Todavia, como o recurso interposto incidiu sobre a redação/versão original das supra citadas normas do NRCPAS, o Tribunal Constitucional não se pronunciou sobre a adequação e conformidade constitucional daquelas alterações, nomeadamente tendo em consideração que a remuneração convencional relativa ao 5.º escalão contributivo (€ 1.202,72) é inferior, em cerca de € 150,00, à remuneração média mensal do País e que, segundo critérios de normalização padrão dos rendimentos obtidos pelos Beneficiários da CPAS, parece, por um lado, ajustar-se aos rendimentos obtidos a partir do 4.º ano de exercício das suas profissões e, por outro, ao mínimo exigível para o exercício de tais profissões com a independência, dignidade e autonomia que o conjunto de prerrogativas legais de que gozam e que se destinam a salvaguardar o interesse público objetivo da prossecução das suas profissões reclama.
A cláusula de salvaguarda serve para ajudar os advogados?

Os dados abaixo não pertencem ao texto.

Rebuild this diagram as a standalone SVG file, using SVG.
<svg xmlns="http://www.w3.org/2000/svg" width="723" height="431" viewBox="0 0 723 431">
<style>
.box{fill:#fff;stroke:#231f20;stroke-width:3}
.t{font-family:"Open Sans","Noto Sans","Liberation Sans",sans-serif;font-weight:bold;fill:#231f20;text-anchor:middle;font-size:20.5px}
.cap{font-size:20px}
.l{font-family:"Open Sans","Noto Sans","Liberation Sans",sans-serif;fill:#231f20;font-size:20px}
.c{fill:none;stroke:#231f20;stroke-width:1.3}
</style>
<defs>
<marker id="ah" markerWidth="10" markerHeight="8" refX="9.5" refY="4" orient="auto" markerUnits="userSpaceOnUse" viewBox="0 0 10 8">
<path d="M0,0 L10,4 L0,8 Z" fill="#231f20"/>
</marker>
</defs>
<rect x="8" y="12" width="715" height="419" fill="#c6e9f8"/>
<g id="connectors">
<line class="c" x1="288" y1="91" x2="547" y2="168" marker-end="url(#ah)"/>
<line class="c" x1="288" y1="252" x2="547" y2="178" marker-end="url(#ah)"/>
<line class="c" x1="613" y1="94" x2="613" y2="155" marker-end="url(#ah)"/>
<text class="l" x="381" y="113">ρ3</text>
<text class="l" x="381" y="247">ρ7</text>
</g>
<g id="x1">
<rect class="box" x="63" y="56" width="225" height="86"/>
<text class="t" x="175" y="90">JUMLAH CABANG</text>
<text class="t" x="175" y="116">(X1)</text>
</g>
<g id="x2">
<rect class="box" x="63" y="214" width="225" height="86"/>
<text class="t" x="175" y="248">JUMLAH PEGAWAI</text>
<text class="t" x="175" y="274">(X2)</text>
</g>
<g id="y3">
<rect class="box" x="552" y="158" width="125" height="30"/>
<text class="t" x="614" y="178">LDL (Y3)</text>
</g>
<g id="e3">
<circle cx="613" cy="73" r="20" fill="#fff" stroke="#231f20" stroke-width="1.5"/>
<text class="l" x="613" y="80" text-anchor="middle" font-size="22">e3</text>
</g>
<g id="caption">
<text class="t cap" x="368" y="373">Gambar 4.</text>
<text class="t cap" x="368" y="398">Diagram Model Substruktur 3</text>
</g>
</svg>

Independentemente do que acima ficou exposto, a verdade é que o programa com que os quatro membros advogados que integram a atual Direção da CPAS se apresentaram a eleições, em Dezembro de 2022, continha já uma medida que dá resposta adequada à situação sinalizada pelo Tribunal Constitucional: a instituição de uma cláusula de salvaguarda que permite acomodar, abaixo do 5.º escalão contributivo, os Beneficiários que, comprovadamente, não disponham de rendimentos que lhes permitam suportar o montante do 5.º escalão contributivo.
Essa e as demais medidas constantes daquele programa não puderam ser implementadas através do procedimento normal previsto no NRCPAS (apresentação aos Ministérios da Tutela, por iniciativa e proposta da Direção, com o parecer favorável do Conselho Geral da CPAS), uma vez que a Assembleia da República decidiu, entretanto, recomendar ao Governo que instituísse uma Comissão de Avaliação do regime da CPAS, que apresentasse sugestões quanto ao seu futuro, Comissão cujos trabalhos ainda se encontram em curso e à qual foram, naturalmente, apresentadas aquelas medidas, no pressuposto, que se confia que venha a ser perfilhado, de manutenção da CPAS, com o seu atual paradigma e a introdução de medidas de melhoria do regime.

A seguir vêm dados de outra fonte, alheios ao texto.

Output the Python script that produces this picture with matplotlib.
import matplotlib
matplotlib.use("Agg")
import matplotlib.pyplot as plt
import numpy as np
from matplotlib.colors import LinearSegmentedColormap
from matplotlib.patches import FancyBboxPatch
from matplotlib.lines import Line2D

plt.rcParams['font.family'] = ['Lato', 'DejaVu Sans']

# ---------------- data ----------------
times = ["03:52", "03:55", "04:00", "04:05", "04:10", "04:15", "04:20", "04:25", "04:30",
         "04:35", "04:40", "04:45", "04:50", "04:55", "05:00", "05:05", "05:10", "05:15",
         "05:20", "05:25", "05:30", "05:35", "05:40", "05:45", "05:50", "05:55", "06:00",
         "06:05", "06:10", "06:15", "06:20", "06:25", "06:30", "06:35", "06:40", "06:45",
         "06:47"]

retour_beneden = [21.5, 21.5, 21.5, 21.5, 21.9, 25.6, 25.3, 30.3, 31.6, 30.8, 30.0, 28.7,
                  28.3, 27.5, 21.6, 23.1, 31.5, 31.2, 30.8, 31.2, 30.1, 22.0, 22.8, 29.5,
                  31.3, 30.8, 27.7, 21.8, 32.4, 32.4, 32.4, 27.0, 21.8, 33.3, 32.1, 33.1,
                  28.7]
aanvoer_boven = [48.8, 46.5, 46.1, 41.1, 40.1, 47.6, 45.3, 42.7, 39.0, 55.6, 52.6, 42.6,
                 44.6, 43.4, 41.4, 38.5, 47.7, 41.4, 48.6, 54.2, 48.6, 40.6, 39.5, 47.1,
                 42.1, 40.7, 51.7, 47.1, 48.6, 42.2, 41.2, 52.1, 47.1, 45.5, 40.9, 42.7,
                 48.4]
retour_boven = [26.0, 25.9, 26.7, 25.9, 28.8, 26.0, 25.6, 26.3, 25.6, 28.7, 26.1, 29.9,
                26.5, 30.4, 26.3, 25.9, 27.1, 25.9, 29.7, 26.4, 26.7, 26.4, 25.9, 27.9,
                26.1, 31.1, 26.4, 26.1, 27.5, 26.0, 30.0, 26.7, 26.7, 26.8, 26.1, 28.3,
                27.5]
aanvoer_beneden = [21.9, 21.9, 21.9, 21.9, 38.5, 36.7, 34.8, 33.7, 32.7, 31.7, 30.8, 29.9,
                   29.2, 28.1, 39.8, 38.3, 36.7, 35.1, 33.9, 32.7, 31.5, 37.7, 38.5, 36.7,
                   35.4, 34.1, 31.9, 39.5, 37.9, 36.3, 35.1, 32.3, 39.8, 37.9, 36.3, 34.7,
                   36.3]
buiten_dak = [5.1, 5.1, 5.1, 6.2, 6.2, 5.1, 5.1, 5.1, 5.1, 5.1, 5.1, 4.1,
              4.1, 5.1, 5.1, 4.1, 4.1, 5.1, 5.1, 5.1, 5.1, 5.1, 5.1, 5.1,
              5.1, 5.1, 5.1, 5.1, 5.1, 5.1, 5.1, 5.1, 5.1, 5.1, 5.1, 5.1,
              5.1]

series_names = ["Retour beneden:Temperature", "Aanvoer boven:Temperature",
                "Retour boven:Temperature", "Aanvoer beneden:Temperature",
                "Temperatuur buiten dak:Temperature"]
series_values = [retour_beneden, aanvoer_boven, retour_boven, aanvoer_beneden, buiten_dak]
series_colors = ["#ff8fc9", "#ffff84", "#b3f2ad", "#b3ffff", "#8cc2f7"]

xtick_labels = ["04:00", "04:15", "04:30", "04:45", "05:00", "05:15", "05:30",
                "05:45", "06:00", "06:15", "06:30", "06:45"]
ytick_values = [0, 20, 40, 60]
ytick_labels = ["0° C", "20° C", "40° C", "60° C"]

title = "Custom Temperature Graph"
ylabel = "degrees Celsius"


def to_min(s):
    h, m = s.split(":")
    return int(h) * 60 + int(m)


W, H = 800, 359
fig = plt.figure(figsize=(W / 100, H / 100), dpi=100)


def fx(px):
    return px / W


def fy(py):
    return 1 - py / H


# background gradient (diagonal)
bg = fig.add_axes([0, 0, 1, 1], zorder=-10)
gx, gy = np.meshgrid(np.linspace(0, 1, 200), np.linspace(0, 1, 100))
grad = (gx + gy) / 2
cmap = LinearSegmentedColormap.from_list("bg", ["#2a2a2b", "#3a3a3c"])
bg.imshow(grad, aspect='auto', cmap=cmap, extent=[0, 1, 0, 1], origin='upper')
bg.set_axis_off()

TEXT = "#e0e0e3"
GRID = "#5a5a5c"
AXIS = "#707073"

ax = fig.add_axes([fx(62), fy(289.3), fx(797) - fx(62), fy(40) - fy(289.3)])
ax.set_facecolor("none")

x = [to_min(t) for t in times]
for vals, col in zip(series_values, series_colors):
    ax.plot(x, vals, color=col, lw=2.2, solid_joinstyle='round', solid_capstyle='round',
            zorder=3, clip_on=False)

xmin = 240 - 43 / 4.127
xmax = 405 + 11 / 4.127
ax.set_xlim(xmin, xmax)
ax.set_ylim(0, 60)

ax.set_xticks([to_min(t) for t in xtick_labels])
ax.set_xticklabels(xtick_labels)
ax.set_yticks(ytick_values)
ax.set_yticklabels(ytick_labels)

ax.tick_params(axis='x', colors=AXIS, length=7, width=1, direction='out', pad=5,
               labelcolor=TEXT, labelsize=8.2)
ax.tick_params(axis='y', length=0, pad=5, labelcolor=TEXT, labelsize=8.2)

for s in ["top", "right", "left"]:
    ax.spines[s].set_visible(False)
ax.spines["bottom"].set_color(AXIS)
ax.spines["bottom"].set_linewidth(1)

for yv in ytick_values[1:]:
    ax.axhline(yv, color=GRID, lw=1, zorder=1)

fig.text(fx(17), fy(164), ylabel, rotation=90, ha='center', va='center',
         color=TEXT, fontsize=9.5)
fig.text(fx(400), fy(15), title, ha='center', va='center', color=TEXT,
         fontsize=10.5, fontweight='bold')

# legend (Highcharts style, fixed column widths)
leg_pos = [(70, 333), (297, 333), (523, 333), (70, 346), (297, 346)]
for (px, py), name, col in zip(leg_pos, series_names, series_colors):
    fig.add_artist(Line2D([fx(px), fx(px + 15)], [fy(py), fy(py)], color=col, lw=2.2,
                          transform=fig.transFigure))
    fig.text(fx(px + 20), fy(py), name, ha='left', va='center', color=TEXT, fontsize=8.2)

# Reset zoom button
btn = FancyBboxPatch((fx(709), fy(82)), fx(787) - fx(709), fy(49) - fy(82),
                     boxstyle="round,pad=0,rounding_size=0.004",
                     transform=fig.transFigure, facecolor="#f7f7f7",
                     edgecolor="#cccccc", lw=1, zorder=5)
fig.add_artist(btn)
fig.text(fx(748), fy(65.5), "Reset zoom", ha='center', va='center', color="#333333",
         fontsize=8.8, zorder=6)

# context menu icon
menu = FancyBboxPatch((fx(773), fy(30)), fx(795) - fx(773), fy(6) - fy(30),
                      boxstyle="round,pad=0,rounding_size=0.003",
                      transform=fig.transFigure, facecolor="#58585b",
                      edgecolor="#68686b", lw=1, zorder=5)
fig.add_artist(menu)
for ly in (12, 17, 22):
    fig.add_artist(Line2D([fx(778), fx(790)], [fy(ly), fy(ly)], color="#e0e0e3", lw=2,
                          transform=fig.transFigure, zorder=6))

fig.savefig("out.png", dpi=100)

Para efeitos do estudo específico e da densificação de tais medidas, em geral, e da cláusula de salvaguarda, em particular, o Acórdão do Tribunal Constitucional em questão não deixará de se revelar um valioso contributo para que o regime da CPAS prossiga o seu caminho de se tornar, a cada ano, ainda mais forte, ainda mais justo, ainda mais sustentável e ainda mais solidário, como é desejo e objetivo da sua Direção e dos seus Beneficiários.

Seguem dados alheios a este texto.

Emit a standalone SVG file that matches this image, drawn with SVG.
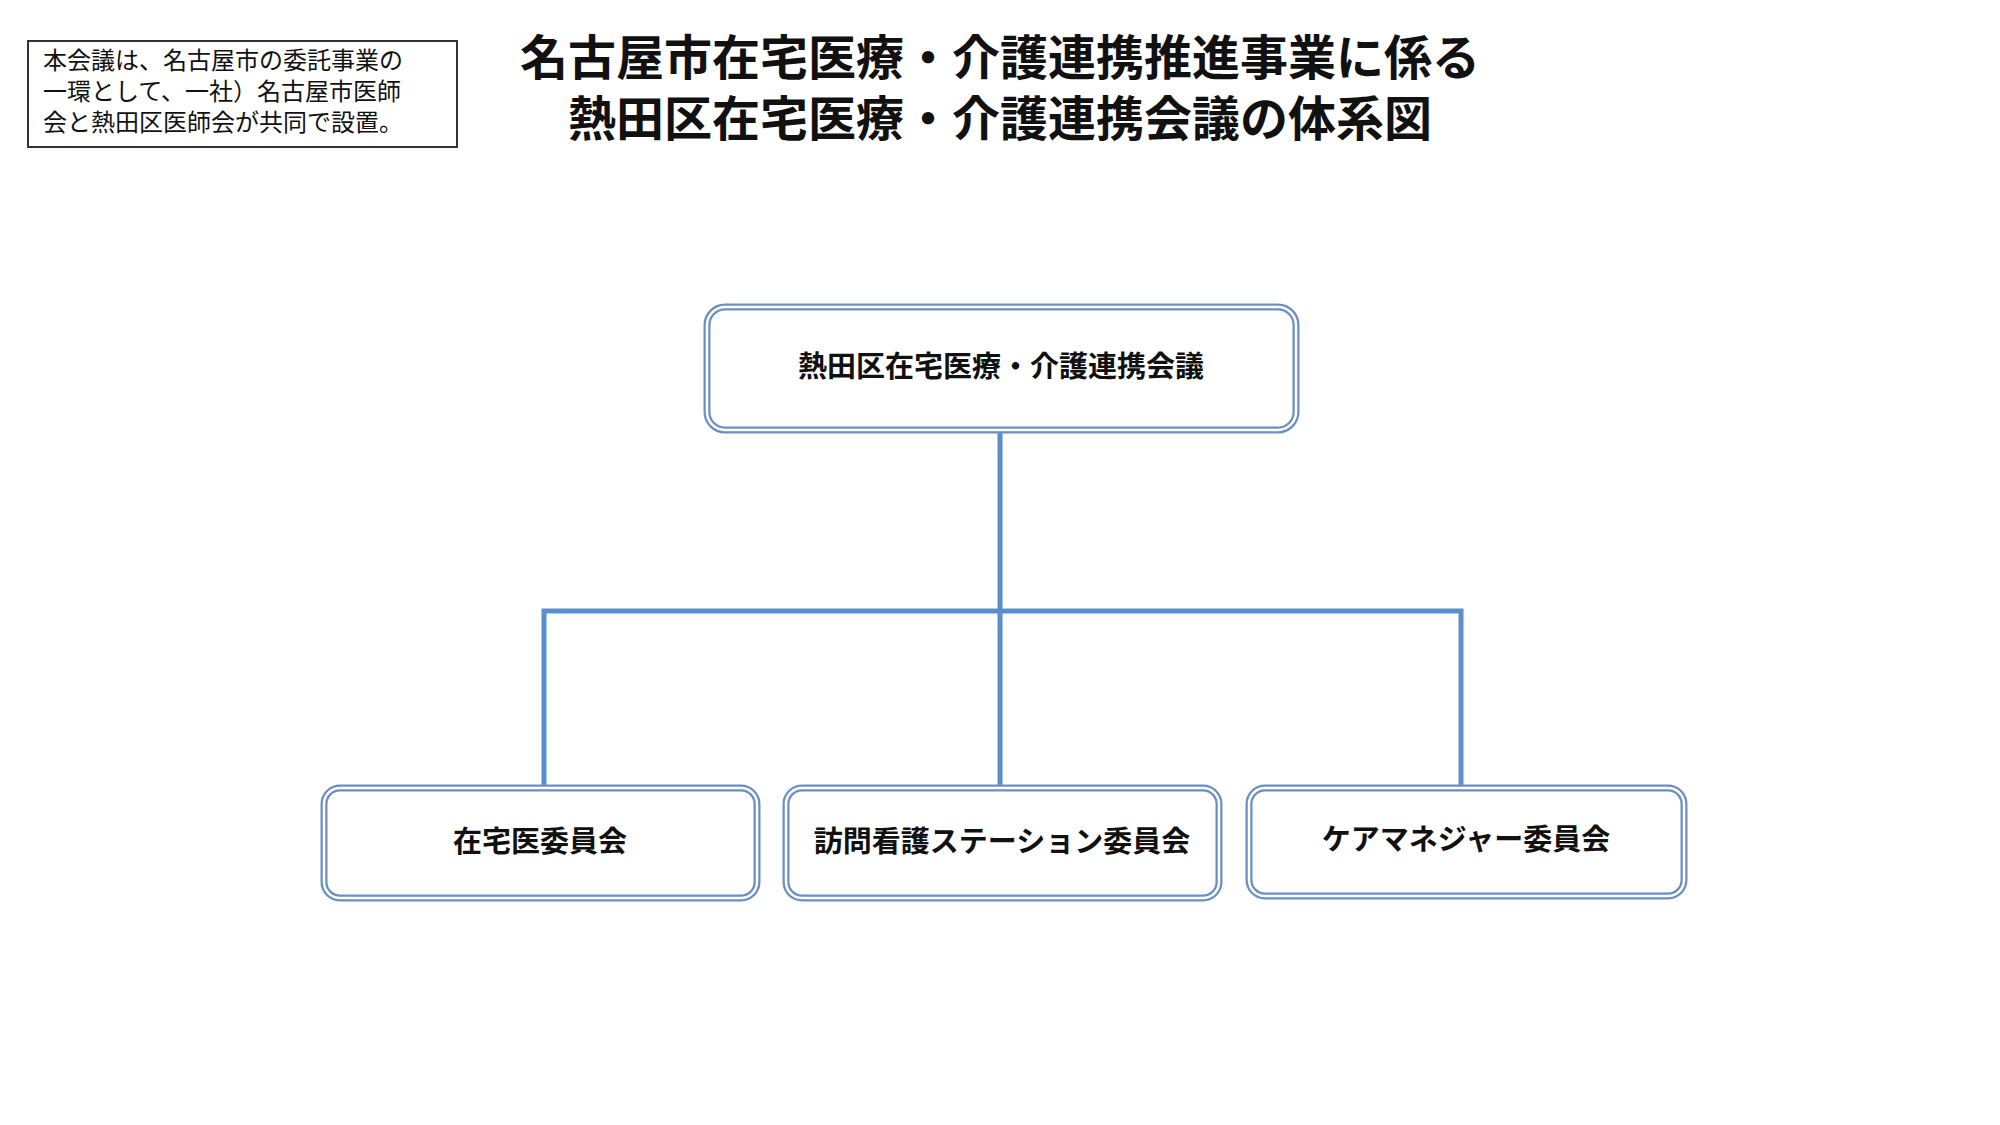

Quanto àqueles que comprovadamente não possam contribuir pelo escalão contributivo mínimo, é expectável e desejável que isso aconteça muito esporadicamente, sob pena de, se não contribuírem também para outro regime previdencial que lhes venha a atribuir uma outra pensão, terem de sobreviver no futuro com o apoio do Orçamento do Estado.